The crypto market's volatility is a major attraction for some traders, but it can also be challenging. Fear and greed are two of the biggest emotions that affect a trader's ability to make rational decisions.

The Crypto Fear and Greed Index was developed to measure these emotions as they relate to the market. The index uses several factors to determine the current sentiment of the market, from social media mentions to volatility.

This guide will look at how the index works, what it measures, and how you can use it to inform your investment decisions.

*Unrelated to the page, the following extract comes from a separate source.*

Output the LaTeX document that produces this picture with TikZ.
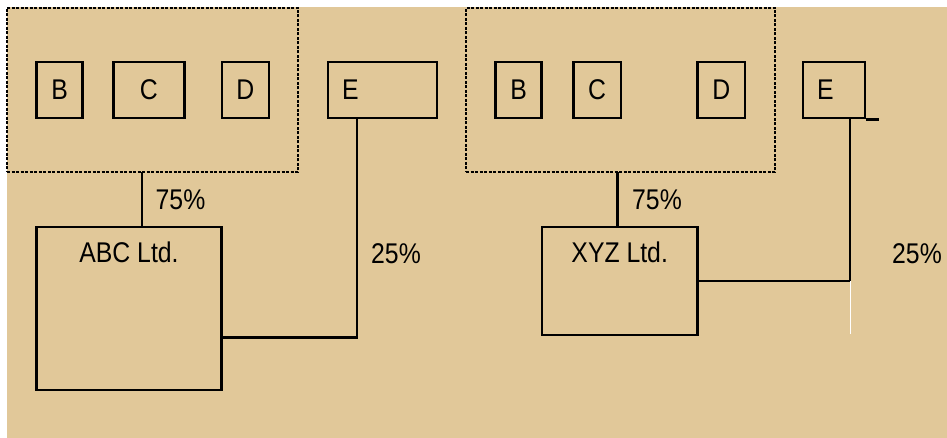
\documentclass[tikz,border=0pt]{standalone}
\usepackage{fontspec}
\setmainfont{Liberation Sans}[FakeStretch=0.87]
\usetikzlibrary{positioning}
\definecolor{sand}{RGB}{225,200,153}

\begin{document}
\begin{tikzpicture}[
					x=1pt, y=-1pt,
					font=\fontsize{28.5}{30}\selectfont,
					unit/.style={draw, line width=2.6pt, minimum height=56pt, inner sep=0pt},
					holder/.style={draw, line width=2.6pt, inner sep=0pt},
					group/.style={draw, dash pattern=on 3pt off 1.5pt, line width=1.2pt, minimum height=164pt},
					share/.style={anchor=base, inner sep=0pt},
					link/.style={line width=2.6pt}
					]
					\useasboundingbox (0,0) rectangle (947,438);
					\fill[sand] (7,7) rectangle (947,438);

					% Nodes
					\node [group, minimum width=291pt] (grpL) at (152.5,90) {};
					\node [unit, minimum width=46pt] (BL) at (59.7,90) {B};
					\node [unit, minimum width=71pt, right=28pt of BL] (CL) {C};
					\node [unit, minimum width=47pt] (DL) at (245.3,90) {D};
					\node [unit, minimum width=109pt, text width=81pt, inner xsep=14pt, align=left] (EL) at (382.5,90) {E};

					\node [group, minimum width=309pt] (grpR) at (620.5,90) {};
					\node [unit, minimum width=46pt] (BR) at (518.7,90) {B};
					\node [unit, minimum width=47.5pt, right=29pt of BR] (CR) {C};
					\node [unit, minimum width=47.3pt] (DR) at (721.3,90) {D};
					\node [unit, minimum width=62pt, text width=34pt, inner xsep=14pt, align=left] (ER) at (834,90) {E};

					% Companies
					\node [holder, minimum width=185pt, minimum height=163pt,
						label={[anchor=base, yshift=-37pt]north:ABC Ltd.}] (ABC) at (129,308.5) {};
					\node [holder, minimum width=155.5pt, minimum height=108pt,
						label={[anchor=base, yshift=-37pt]north:XYZ Ltd.}] (XYZ) at (619.7,281) {};

					\coordinate (tapL) at (142,172);
					\coordinate (tapR) at (617.7,172);

					% Edges
					\draw [link] (tapL) -- (tapL |- ABC.north);
					\draw [link] ([yshift=54pt]ABC.south east) -| ([xshift=-25.5pt]EL.south);
					\draw [link] (tapR) -- (tapR |- XYZ.north);
					\draw [link] (XYZ.east) -| ([xshift=16pt]ER.south);
					\draw [link] (ER.south east) -- ++(13,0);
					\draw [white, line width=1pt] ([xshift=16pt]ER.south |- XYZ.east) -- ++(0,53);

					% Shares
					\node [share] (pL75) at (180.5,210) {75\%};
					\node [share] (pL25) at (396,264) {25\%};
					\node [share] (pR75) at (657,210) {75\%};
					\node [share] (pR25) at (917,264) {25\%};
				\end{tikzpicture}
\end{document}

What is the Crypto Fear and Greed Index?

Crypto Fear and Greed index (Cfgi) is an indicator that helps track the current states of FUD (Fear, Uncertainty, and Doubt) in the cryptocurrency markets. It measures crypto volatility, social media sentiment, transaction volume, number of transactions per block, exchange volume, Google Trends, etc.

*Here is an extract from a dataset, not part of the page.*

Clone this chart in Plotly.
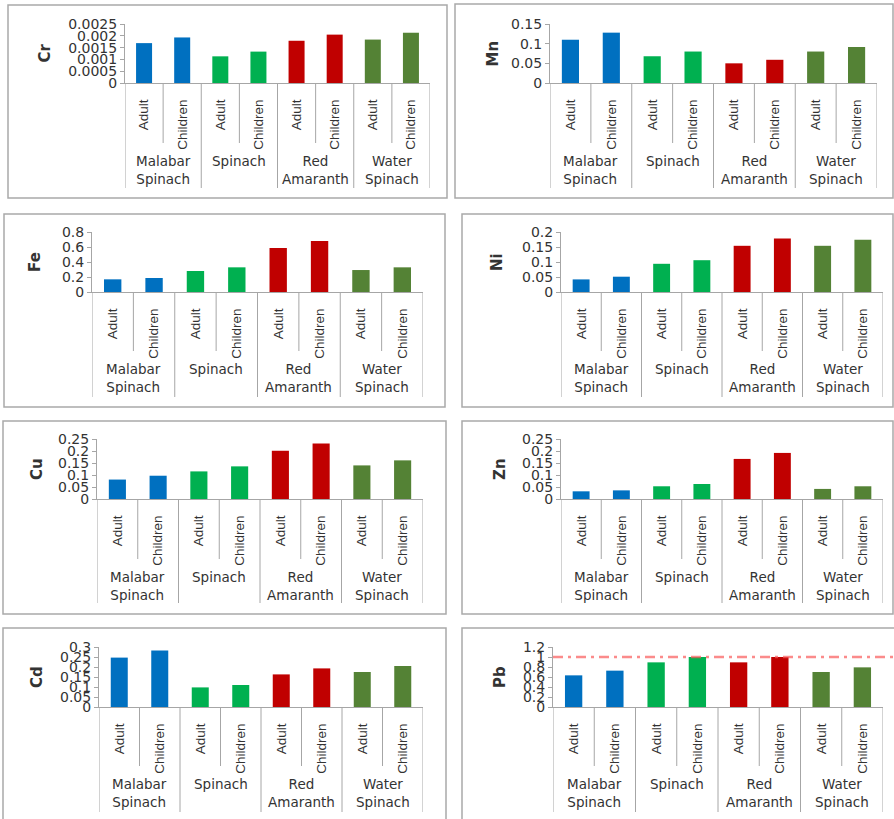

Crypto Fear and Greed is a result is a number between 1 and 100 that helps you see if the market is too greedy (high) or too fearful (low).

Historical data shows that during fear, Bitcoin prices tend to rise. When people get greedy and start buying Bitcoin for more than it's worth, prices fall. The Crypto Fear and Greed Index can help you gauge whether it is a good time to buy or sell.

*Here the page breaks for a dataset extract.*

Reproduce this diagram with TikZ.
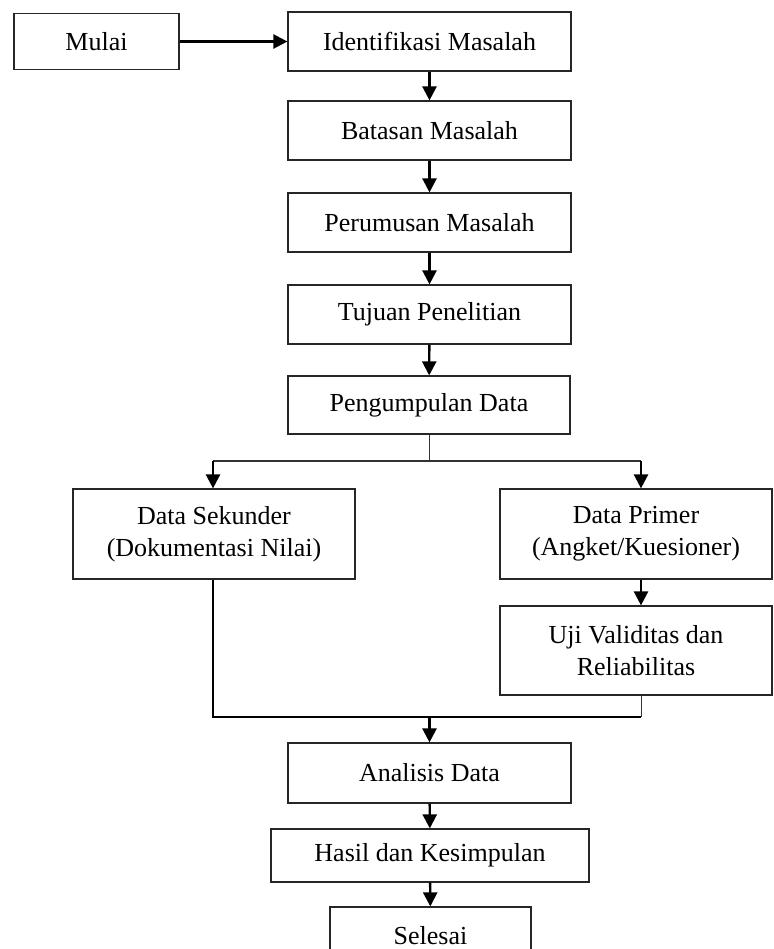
\documentclass[tikz,border=0pt]{standalone}
\usepackage{fontspec}
\setmainfont{Liberation Serif}
\usetikzlibrary{arrows.meta}

\begin{document}
\begin{tikzpicture}[x=0.5pt,y=-0.5pt,
  box/.style={draw=black!85,line width=0.6pt,align=center,inner sep=0pt,font=\fontsize{13}{16}\selectfont},
  arr/.style={black,line width=1.2pt,-{Triangle[length=7pt,width=7pt]}},
  thinline/.style={black!80,line width=0.5pt},
  joinline/.style={black,line width=0.8pt}]

\clip (0,0) rectangle (773,949);
\fill[white] (0,0) rectangle (773,949);

\node[box,minimum width=82.5pt,minimum height=28pt] (mulai) at (96.5,41.5) {Mulai};
\node[box,minimum width=141.5pt,minimum height=29.5pt] (ident) at (429.5,41.5) {Identifikasi Masalah};
\node[box,minimum width=141.5pt,minimum height=29.5pt] (batasan) at (429.5,130.5) {Batasan Masalah};
\node[box,minimum width=141.5pt,minimum height=29.5pt] (rumusan) at (429.5,222.5) {Perumusan Masalah};
\node[box,minimum width=141.5pt,minimum height=29.5pt] (tujuan) at (429.5,314.5) {Tujuan Penelitian};
\node[box,minimum width=141pt,minimum height=29pt] (kumpul) at (429,405) {Pengumpulan Data};
\node[box,minimum width=141pt,minimum height=45pt] (sekunder) at (214,534) {Data Sekunder\\(Dokumentasi Nilai)};
\node[box,minimum width=136pt,minimum height=45pt] (primer) at (636,534) {Data Primer\\(Angket/Kuesioner)};
\node[box,minimum width=136pt,minimum height=44.5pt] (uji) at (636,650.5) {Uji Validitas dan\\Reliabilitas};
\node[box,minimum width=141.5pt,minimum height=30pt] (analisis) at (429.5,773) {Analisis Data};
\node[box,minimum width=159pt,minimum height=26.5pt] (hasil) at (430,855.5) {Hasil dan Kesimpulan};
\node[box,minimum width=100.5pt,minimum height=29pt] (selesai) at (430.5,936) {Selesai};

\coordinate (split) at (429,461);
\coordinate (merge) at (429.5,717);
\coordinate (lcol) at (213,0);
\coordinate (rcol) at (641,0);

\draw[arr] (mulai) -- (ident);
\draw[arr] (ident) -- (batasan);
\draw[arr] (batasan) -- (rumusan);
\draw[arr] (rumusan) -- (tujuan);
\draw[arr] (tujuan) -- (kumpul);

\draw[thinline] (kumpul) -- (split);
\draw[thinline,line width=0.6pt] (split -| lcol) -- (split -| rcol);
\draw[arr] (split -| lcol) -- (sekunder.north -| lcol);
\draw[arr] (split -| rcol) -- (primer.north -| rcol);
\draw[arr] (primer.south -| rcol) -- (uji.north -| rcol);

\draw[thinline] (uji.south -| rcol) -- (merge -| rcol);
\draw[joinline] (sekunder.south -| lcol) |- (merge -| rcol);
\draw[arr] (merge) -- (analisis);
\draw[arr] (analisis) -- (hasil);
\draw[arr] (hasil) -- (selesai);

\end{tikzpicture}
\end{document}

A quick look at Crypto Fear and Greed Index historical data

Historically, the Fear and Greed Index moves between 0 and 100. Zero means extreme fear, and 100 means extreme greed. The index shows that investors tend to get greedy during a bull market and forget about risk management. This leads to euphoria and, at some point, to a crash. However, during a bear market, panic sets in, and investors are too afraid to hold on to their positions. This leads to capitulation and a crash as well.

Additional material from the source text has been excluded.